Thoughts on The Family Plot by Cherie Priest

FamilyPlotThe Family Plot by Cherie Priest

Highly Recommend!


Published by Tor Books
Publication Date : September 20th, 2016
Available as eBook & hardback – 365 Pages
Source : Library

Chuck Dutton built Music City Salvage with patience and expertise, stripping historic properties and reselling their bones. Inventory is running low, so he’s thrilled when Augusta Withrow appears in his office offering salvage rights to her entire property. This could be a gold mine, so he assigns his daughter Dahlia to personally oversee the project.

The crew finds a handful of surprises right away. Firstly, the place is in unexpectedly good shape. And then there’s the cemetery, about thirty fallen and overgrown graves dating to the early 1900s, Augusta insists that the cemetery is just a fake, a Halloween prank, so the city gives the go-ahead, the bulldozer revs up, and it turns up human remains. Augusta says she doesn’t know whose body it is or how many others might be present and refuses to answer any more questions. Then she stops answering the phone.

But Dahlia’s concerns about the corpse and Augusta’s disappearance are overshadowed when she begins to realize that she and her crew are not alone, and they’re not welcome at the Withrow estate. They have no idea how much danger they’re in, but they’re starting to get an idea. On the crew’s third night in the house, a storm shuts down the only road to the property. The power goes out. Cell signals are iffy. There’s nowhere to go and no one Dahlia can call for help, even if anyone would believe that she and her crew are being stalked by a murderous phantom. Something at the Withrow mansion is angry and lost, and this is its last chance to raise hell before the house is gone forever.

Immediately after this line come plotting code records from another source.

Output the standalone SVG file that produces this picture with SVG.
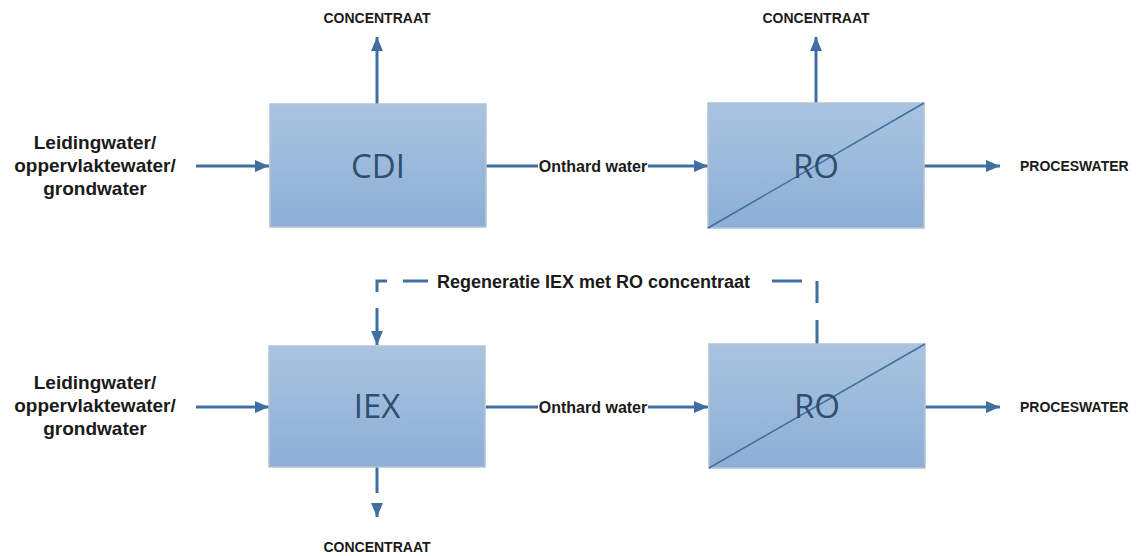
<svg xmlns="http://www.w3.org/2000/svg" width="1143" height="556" viewBox="0 0 1143 556">
  <defs>
    <linearGradient id="boxFill" x1="0" y1="0" x2="0" y2="1">
      <stop offset="0" stop-color="#a9c4e0"/>
      <stop offset="1" stop-color="#8cafd6"/>
    </linearGradient>
    <marker id="arrow" viewBox="0 0 14 12" refX="14" refY="6" markerWidth="14" markerHeight="12" markerUnits="userSpaceOnUse" orient="auto">
      <path d="M0,0 L14,6 L0,12 Z" fill="#3f6f9f"/>
    </marker>
    <style>
      .box { fill: url(#boxFill); stroke: #b3c3d4; stroke-width: 1.5; }
      .diag { stroke: #3f6f9f; stroke-width: 1.5; fill: none; }
      .boxlabel { font-family: "Open Sans", "Liberation Sans", sans-serif; font-size: 33px; fill: #2f4e70; text-anchor: middle; }
      .flow { stroke: #3f6f9f; stroke-width: 3; fill: none; }
      .lbl { font-family: "Liberation Sans", Arial, sans-serif; font-weight: bold; fill: #1a1a1a; }
      .small { font-size: 14px; }
      .src { font-size: 19px; text-anchor: middle; }
      .mid { font-size: 16px; text-anchor: middle; }
      .regen { font-size: 18px; }
    </style>
  </defs>
  <rect width="1143" height="556" fill="#ffffff"/>

  <!-- connectors -->
  <g id="connectors">
    <!-- top row -->
    <path class="flow" d="M196,166 H269" marker-end="url(#arrow)"/>
    <path class="flow" d="M377,104 V37" marker-end="url(#arrow)"/>
    <path class="flow" d="M486,166 H538"/>
    <path class="flow" d="M648,166 H708" marker-end="url(#arrow)"/>
    <path class="flow" d="M816,103 V37" marker-end="url(#arrow)"/>
    <path class="flow" d="M924,166 H1000" marker-end="url(#arrow)"/>

    <!-- bottom row -->
    <path class="flow" d="M196,407 H269" marker-end="url(#arrow)"/>
    <path class="flow" d="M486,407 H538"/>
    <path class="flow" d="M648,407 H708" marker-end="url(#arrow)"/>
    <path class="flow" d="M925,407 H1000" marker-end="url(#arrow)"/>
    <!-- IEX concentrate outlet (dashed) -->
    <path class="flow" d="M377,467 V493"/>
    <path class="flow" d="M377,503 V517" marker-end="url(#arrow)"/>

    <!-- regeneration return line (dashed) -->
    <path class="flow" d="M817,345 V320 M817,303 V281 M802,281 H772 M428,281 H403 M387,281 H377 V292"/>
    <path class="flow" d="M377,308 V345" marker-end="url(#arrow)"/>
  </g>

  <!-- nodes -->
  <g id="cdi">
    <rect class="box" x="270" y="104" width="216" height="123"/>
    <text class="boxlabel" x="378" y="178">CDI</text>
  </g>
  <g id="ro-top">
    <rect class="box" x="708" y="103" width="216" height="125"/>
    <line class="diag" x1="708" y1="228" x2="924" y2="103"/>
    <text class="boxlabel" x="816" y="178">RO</text>
  </g>
  <g id="iex">
    <rect class="box" x="269" y="346" width="216" height="121"/>
    <text class="boxlabel" x="377" y="418">IEX</text>
  </g>
  <g id="ro-bottom">
    <rect class="box" x="709" y="344" width="216" height="124"/>
    <line class="diag" x1="709" y1="468" x2="925" y2="344"/>
    <text class="boxlabel" x="817" y="418">RO</text>
  </g>

  <!-- labels -->
  <g id="labels">
    <text class="lbl small" x="377" y="23" text-anchor="middle">CONCENTRAAT</text>
    <text class="lbl small" x="816" y="23" text-anchor="middle">CONCENTRAAT</text>
    <text class="lbl small" x="377" y="552" text-anchor="middle">CONCENTRAAT</text>

    <text class="lbl src" x="95" y="149">Leidingwater/</text>
    <text class="lbl src" x="95" y="172">oppervlaktewater/</text>
    <text class="lbl src" x="95" y="195">grondwater</text>

    <text class="lbl src" x="95" y="389">Leidingwater/</text>
    <text class="lbl src" x="95" y="412">oppervlaktewater/</text>
    <text class="lbl src" x="95" y="435">grondwater</text>

    <text class="lbl mid" x="593" y="172">Onthard water</text>
    <text class="lbl mid" x="593" y="413">Onthard water</text>

    <text class="lbl small" x="1020" y="171">PROCESWATER</text>
    <text class="lbl small" x="1020" y="412">PROCESWATER</text>

    <text class="lbl regen" x="437" y="288">Regeneratie IEX met RO concentraat</text>
  </g>
</svg>
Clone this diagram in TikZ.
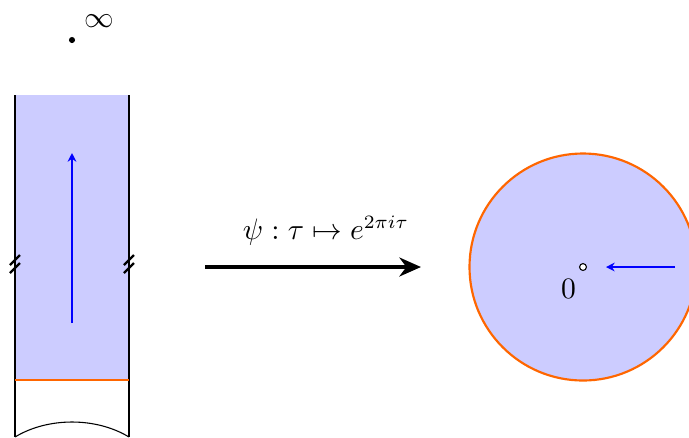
\documentclass[tikz,border=0pt]{standalone}
\usepackage{amsmath,amssymb}
\usepackage{xcolor}
\usetikzlibrary{arrows.meta,positioning,calc}

\definecolor{rim}{RGB}{255,102,0}

\begin{document}
\begin{tikzpicture}[x=0.013cm,y=-0.013cm,
  every node/.style={font=\fontsize{10.7pt}{13pt}\selectfont},
  region/.style={fill=blue!20},
  rimline/.style={draw=rim,thick},
  flow/.style={-{Stealth[length=3.2pt,width=3.2pt]},blue,semithick},
  cut/.style={thick}]
  \useasboundingbox (0,0) rectangle (689,437);
  % strip
  \fill[region] (15,95) rectangle (129,380);
  \draw (15,95) -- (15,437);
  \draw (129,95) -- (129,437);
  \draw[rimline] (15,380) -- (129,380);
  \draw (15,437) .. controls (48,417) and (96,417) .. (129,437);
  \foreach \x in {15,129}
    \foreach \y in {260,268}
      \draw[cut] (\x-5,\y+5) -- (\x+5,\y-5);
  \coordinate (up0) at (72,323);
  \coordinate (up1) at (72,153);
  \draw[flow] (up0) -- (up1);
  \node[circle,fill,inner sep=0.8pt] (cusp) at (72,40) {};
  \node[above right=0pt and 0pt of cusp] (inf) {$\infty$};
  % map
  \coordinate (src) at (205,267);
  \coordinate (dst) at (421,267);
  \draw[-{Stealth[length=8pt,width=7pt]},ultra thick] (src) -- (dst)
    node[pos=0.56,above=4pt] (psi) {$\psi:\tau\mapsto e^{2\pi i\tau}$};
  % disk
  \draw[region,rimline] (583,267) circle (113.5);
  \node[circle,draw,fill=white,inner sep=0.9pt] (zero) at (583,267) {};
  \node[below left=0pt and -2pt of zero] (zlab) {$0$};
  \coordinate (in0) at (675,267);
  \coordinate (in1) at (606,267);
  \draw[flow] (in0) -- (in1);
\end{tikzpicture}
\end{document}
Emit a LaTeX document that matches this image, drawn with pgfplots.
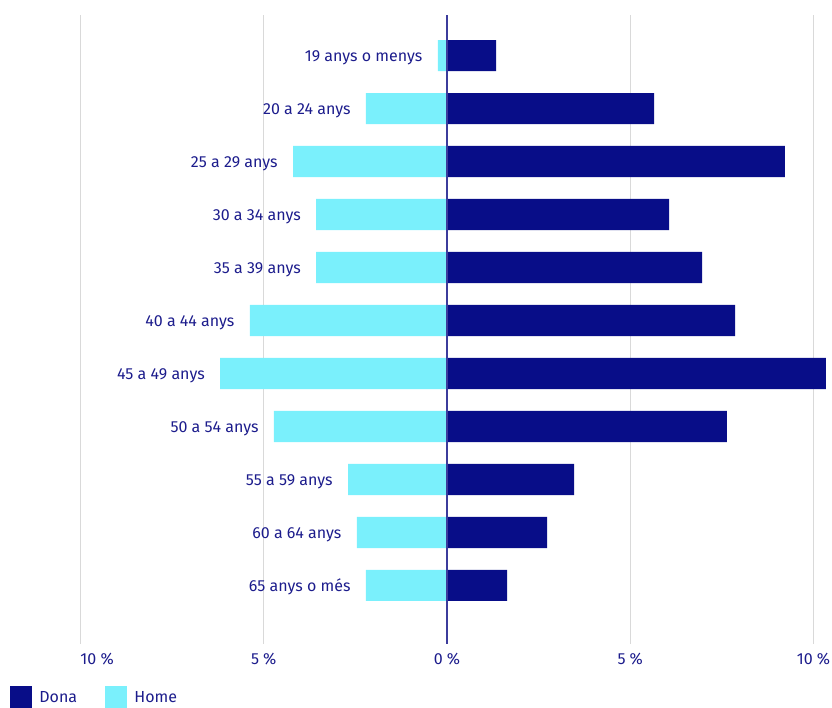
\documentclass[border=0pt]{standalone}
\usepackage{pgfplots}
\pgfplotsset{compat=1.18}
\usepackage{pgfplotstable}
\usepackage{fontspec}
\setmainfont{Fira Sans}
\definecolor{dona}{HTML}{080D88}
\definecolor{home}{HTML}{7AF0FC}
\definecolor{txt}{HTML}{1C1C8C}
\definecolor{zeroline}{HTML}{3C3C9C}
\definecolor{gridc}{HTML}{D9D9D9}
\pgfplotstableread[col sep=comma]{
y,dona,home,label
0,1.34,-0.25,19 anys o menys
1,5.65,-2.21,20 a 24 anys
2,9.22,-4.20,25 a 29 anys
3,6.06,-3.57,30 a 34 anys
4,6.96,-3.57,35 a 39 anys
5,7.86,-5.38,40 a 44 anys
6,10.34,-6.19,45 a 49 anys
7,7.64,-4.72,50 a 54 anys
8,3.47,-2.70,55 a 59 anys
9,2.73,-2.46,60 a 64 anys
10,1.64,-2.21,65 anys o més
}\datatable
\begin{document}
\begin{tikzpicture}[font=\fontsize{8}{10}\selectfont]
\useasboundingbox (0,0) rectangle (416pt,354pt);
\begin{axis}[
  at={(0pt,32pt)}, anchor=south west,
  scale only axis, width=416pt, height=314.5pt,
  xmin=-12.196, xmax=10.505,
  y dir=reverse, ymin=-0.764, ymax=11.104,
  axis line style={draw=none},
  major tick length=0pt,
  ytick=\empty,
  xtick={-10,-5,0,5,10},
  xticklabels={\makebox[0pt][l]{10 \%},5 \%,0 \%,5 \%,10 \%},
  xticklabel style={anchor=north, inner sep=0pt, yshift=-4.5pt, text=txt},
  xmajorgrids,
  grid style={gridc, line width=0.5pt},
]
\addplot[xbar, bar width=0.585, bar shift=0pt, fill=dona, draw=none] table[x=dona, y=y] {\datatable};
\addplot[xbar, bar width=0.585, bar shift=0pt, fill=home, draw=none] table[x=home, y=y] {\datatable};
\addplot[draw=none, mark=none, nodes near coords, point meta=explicit symbolic,
  nodes near coords style={anchor=base east, xshift=-7.5pt, yshift=-2.9pt, text=txt, inner sep=0pt}]
  table[x=home, y=y, meta=label] {\datatable};
\draw[zeroline, line width=0.7pt] (axis cs:0,-0.764) -- (axis cs:0,11.104);
\end{axis}
\fill[dona] (5pt,0pt) rectangle (16pt,11pt);
\node[anchor=west, inner sep=0pt, text=txt] at (19.5pt,5.5pt) {Dona};
\fill[home] (52.5pt,0pt) rectangle (63.5pt,11pt);
\node[anchor=west, inner sep=0pt, text=txt] at (67pt,5.5pt) {Home};
\end{tikzpicture}
\end{document}
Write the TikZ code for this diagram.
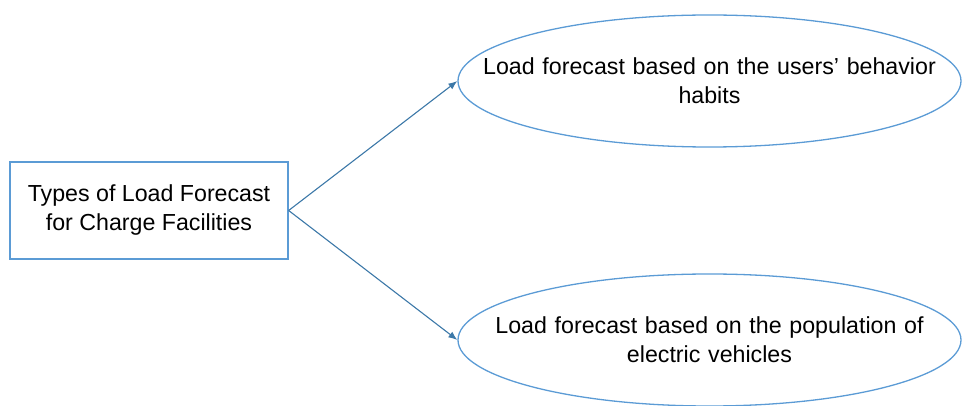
\documentclass[tikz,border=0pt]{standalone}
\usepackage{fontspec}
\setmainfont{Liberation Sans}
\usetikzlibrary{shapes.geometric,arrows.meta}
\definecolor{boxblue}{HTML}{5B9BD5}
\definecolor{arrowblue}{HTML}{3C78A8}
\begin{document}
\begin{tikzpicture}[x=1pt,y=1pt,
		level distance=560.5pt,sibling distance=259pt,
		every node/.style={font=\fontsize{23.2}{29}\selectfont,align=center,draw=boxblue,line width=1.3pt},
		edge from parent/.style={draw=arrowblue,line width=1.1pt,-{Latex[length=9pt,width=7pt]}},
		forecast/.style={ellipse,text width=480pt,inner xsep=-80pt,inner ysep=0pt,minimum width=503pt,minimum height=132pt}]
			\useasboundingbox (0,0) rectangle (962,-406);
			\node[rectangle,minimum width=278pt,minimum height=97pt] (types) at (149,-210.5) {Types of Load Forecast\\for Charge Facilities} [grow'=right,parent anchor=east,child anchor=west]
			child {node[forecast] (habits) {Load forecast based on the users' behavior\\habits}}
			child {node[forecast] (population) {Load forecast based on the population of\\electric vehicles}};
			\end{tikzpicture}
\end{document}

And it seems to be seeking permanent company.

The Family Plot is a haunted house story for the ages-atmospheric, scary, and strange, with a modern gothic sensibility to keep it fresh and interesting-from Cherie Priest, a modern master of supernatural fiction.

Thoughts:
      I’ve tried to read a lot of Cherie Priest’s work and in very few cases have I been able to finish them, and not because I’m not enjoying them! I put down Boneshaker only because of the awful light brown ink in the book (haven’t been able to afford the kindle copy yet), and I am still half way through Four and Twenty Blackbirds (that one was stopped by a week and half of migraines). The books I have finished by Cherie though I’ve really enjoyed. This and Maplecroft both hit it out of the park for me.

    Something Cherie does great in everything she has done, especially the ones I’ve read set in the South is capturing the feel of it. I’m a Tennessee girl, so I’m really picky about the books set here. I’ve DNF’d a great many book for throwing a ‘token southern’ character or setting in and putting every damn stereotype to them. We aren’t all rednecks and ignorant as much as people ask me that at my CURRENT JOB when I mention I’m in TN. I swear… but that’s a rant for another time. Cherie really presents you an authentic feel and presents the mountains as appropriately spooky.

      It is almost a checklist of your classic ghost story, but what really stood out were the characters. Even just the reason for them to be their, to take the house apart sales and pickings, was new. I, weirdly enough, enjoyed a lot of that aspect. The talking of what was good, what could be kept, and the little touches of house history that I feel like Priest when out of her way to find and introduce into the story. This was kept up by characters who sounded like they knew what they were talking about. I believed them all, and enjoyed the diversity in personality on all of them. It was also extremely refreshing to not have a romance, those are so often shoved in their unnecessarily. Instead our lead character is a strong single lead, and even responds to several situations with responses with maturity about that.

      The story also touches on the horror of what women, especially those in in the WWI era would have went through in certain situations (granted our example is a bit psychotic) and what would have happened to someone who behaved outside of the norm. I would read an entire book from Priest set in this era similar to this. Especially if that book featured Hazel. Sold already. That particular era, and the idea of Spiritualism really fascinates me, call it a picked up hobby thanks to Sir Arthur Conan Doyle and my love of Sherlock, but that’s definitely a buzzword for me

      Overall a short but excellent ghost story. It’s a fresh take on the standard horror story, I really recommend it if you’re tired of the same old haunted house stories.